Now, I asked Sam Leff -- given his background as an anthropologist studying and writing about the hidden rituals of American sadomasochism -- for his take on the CIA's cover-up of torture videos.

"I have been watching with fascinated horror," he said, "as America's S/M patterns of culture have emerged into the open in the Abu Ghraib/Gitmo Bush administration. I've been flashing on some clear images of the fratboy reality underlying the White House torture tape controversy.

"Picture this. Bush and Karl Rove sitting around a big plasma screen (drinking beer?) and laughing their asses off watching helpless prisoners drowning under a waterboard, or naked getting cigarette burns, or maybe having analgesic balm applied to their genitals.

"Once the existence of the tapes became known, their cover story is that they were having a big discussion about whether or not to keep or destroy the torture tapes. Like that old pervert, J. Edgar Hoover, the reality is they were getting off looking at them as sadistic porn--over and over. Perhaps sharing them with the 'frat brothers' of their inner circle."
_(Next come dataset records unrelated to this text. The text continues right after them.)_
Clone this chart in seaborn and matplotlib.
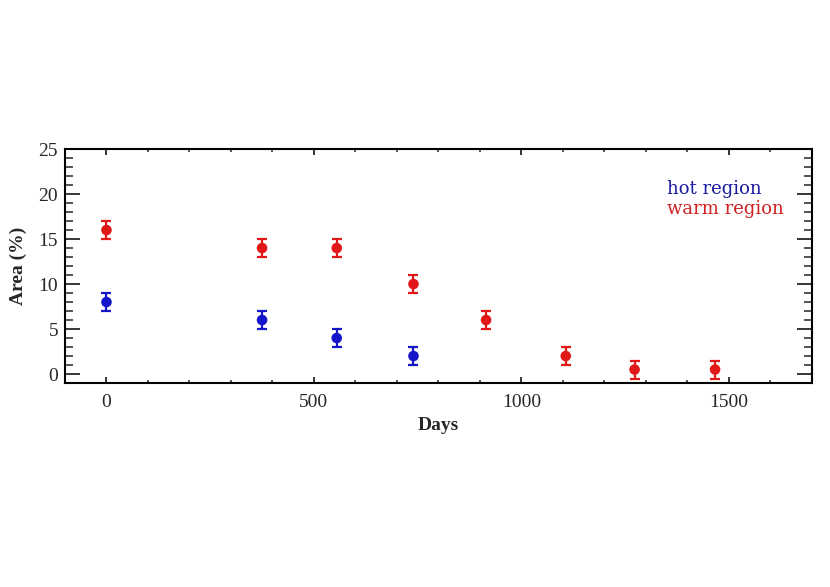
import matplotlib
matplotlib.use("Agg")
import matplotlib.pyplot as plt
from matplotlib.ticker import MultipleLocator
import seaborn as sns
import pandas as pd

# Data
hot_days = [0, 375, 555, 740]
hot_area = [8, 6, 4, 2]
hot_err = [1, 1, 1, 1]

warm_days = [0, 375, 555, 740, 915, 1107, 1273, 1467]
warm_area = [16, 14, 14, 10, 6, 2, 0.5, 0.5]
warm_err = [1, 1, 1, 1, 1, 1, 1, 1]

x_ticks = [0, 500, 1000, 1500]
y_ticks = [0, 5, 10, 15, 20, 25]

RED = "#e01818"
BLUE = "#1414c8"

sns.set_style("white")
plt.rcParams["font.family"] = ["Liberation Serif", "DejaVu Serif"]

df = pd.concat([
    pd.DataFrame({"Days": hot_days, "Area": hot_area, "err": hot_err, "region": "hot region"}),
    pd.DataFrame({"Days": warm_days, "Area": warm_area, "err": warm_err, "region": "warm region"}),
], ignore_index=True)

fig = plt.figure(figsize=(8.3, 5.87), dpi=100)
ax = fig.add_axes([0.0783, 0.3475, 0.8997, 0.3985])

palette = {"hot region": BLUE, "warm region": RED}
for region, sub in df.groupby("region"):
    ax.errorbar(sub["Days"], sub["Area"], yerr=sub["err"], fmt="none",
                ecolor=palette[region], elinewidth=1.6, capsize=3.4, capthick=1.6, zorder=2)
sns.scatterplot(data=df, x="Days", y="Area", hue="region", palette=palette,
                s=58, edgecolor="none", legend=False, ax=ax, zorder=3)

ax.set_xlim(-100, 1700)
ax.set_ylim(-1, 25)
ax.set_xticks(x_ticks)
ax.set_yticks(y_ticks)
ax.xaxis.set_minor_locator(MultipleLocator(100))
ax.yaxis.set_minor_locator(MultipleLocator(1))

ax.tick_params(axis="x", which="major", direction="in", length=4, width=1.3,
               top=True, bottom=True, labelsize=14, pad=8)
ax.tick_params(axis="x", which="minor", direction="in", length=2, width=1.1,
               top=True, bottom=True)
ax.tick_params(axis="y", which="major", direction="in", length=11, width=1.3,
               left=True, right=True, labelsize=14, pad=5)
ax.tick_params(axis="y", which="minor", direction="in", length=6, width=1.1,
               left=True, right=True)

for sp in ax.spines.values():
    sp.set_visible(True)
    sp.set_linewidth(1.5)
    sp.set_color("black")

ax.set_xlabel("Days", fontsize=14, fontweight="bold", labelpad=4)
ax.set_ylabel("Area (%)", fontsize=14, fontweight="bold", labelpad=8)

ax.text(0.806, 0.83, "hot region", transform=ax.transAxes, color="#1a1aa0",
        fontsize=13, ha="left", va="center", family=["DejaVu Serif"])
ax.text(0.806, 0.745, "warm region", transform=ax.transAxes, color="#d02020",
        fontsize=13, ha="left", va="center", family=["DejaVu Serif"])

fig.savefig("out.png", dpi=100, facecolor="white")
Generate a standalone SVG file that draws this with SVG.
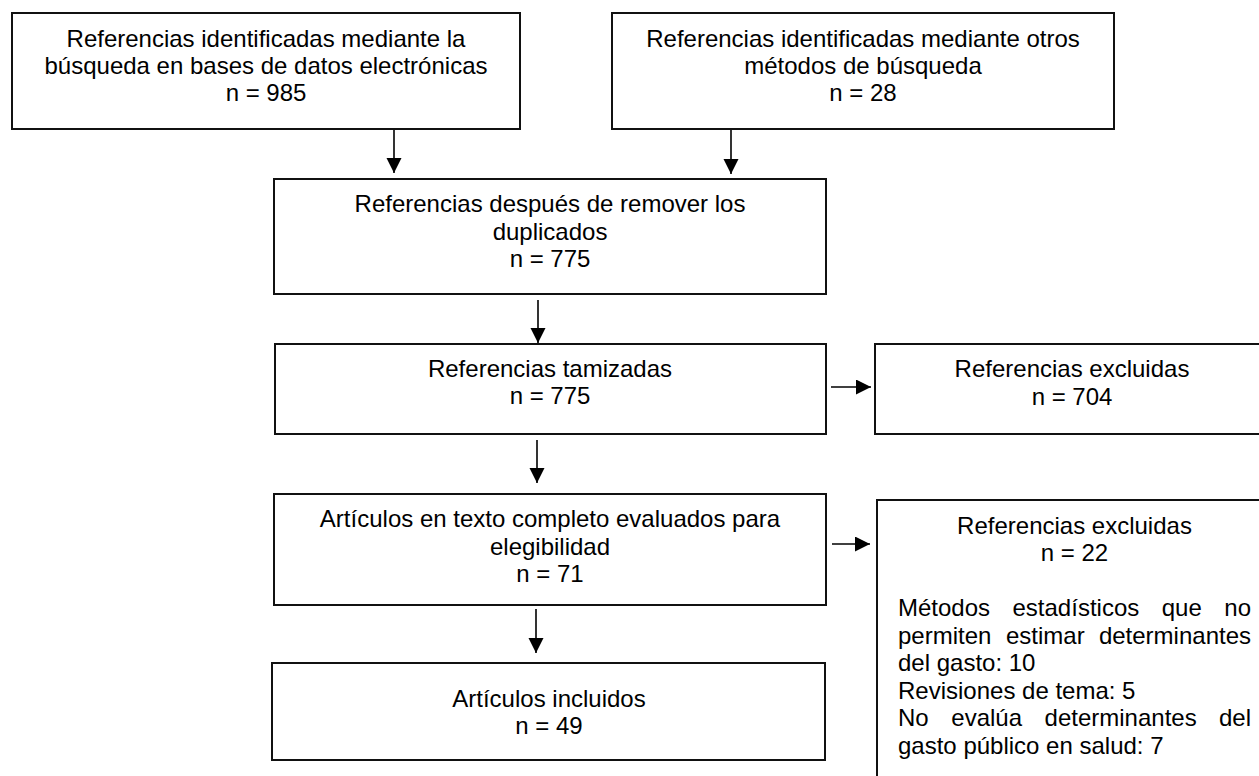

Indeed, in November 2005, Garry Trudeau was queried by Editor & Publisher about his Doonesbury strip the previous Sunday which had George Bush defending the branding of Yale University fraternity initiates with a red-hot coat-hanger in 1967, and Trudeau replied that it was "Totally fact based. Bush's commen in panel seven is a direct quote." He was referring to the collegiate Bush saying, "Insignificant! There's no scarring mark physically or mentally!"

Some pledges told the Yale Daily News that their branding was preceded by a physical beating. Said one: "By that time, my body was so numb [from the beatings] that the iron felt good, like a match was being held close to my body." Bush, who was president of the fraternity, said that the resulting wound was "only a cigarette burn." Or maybe enhanced pledging technique.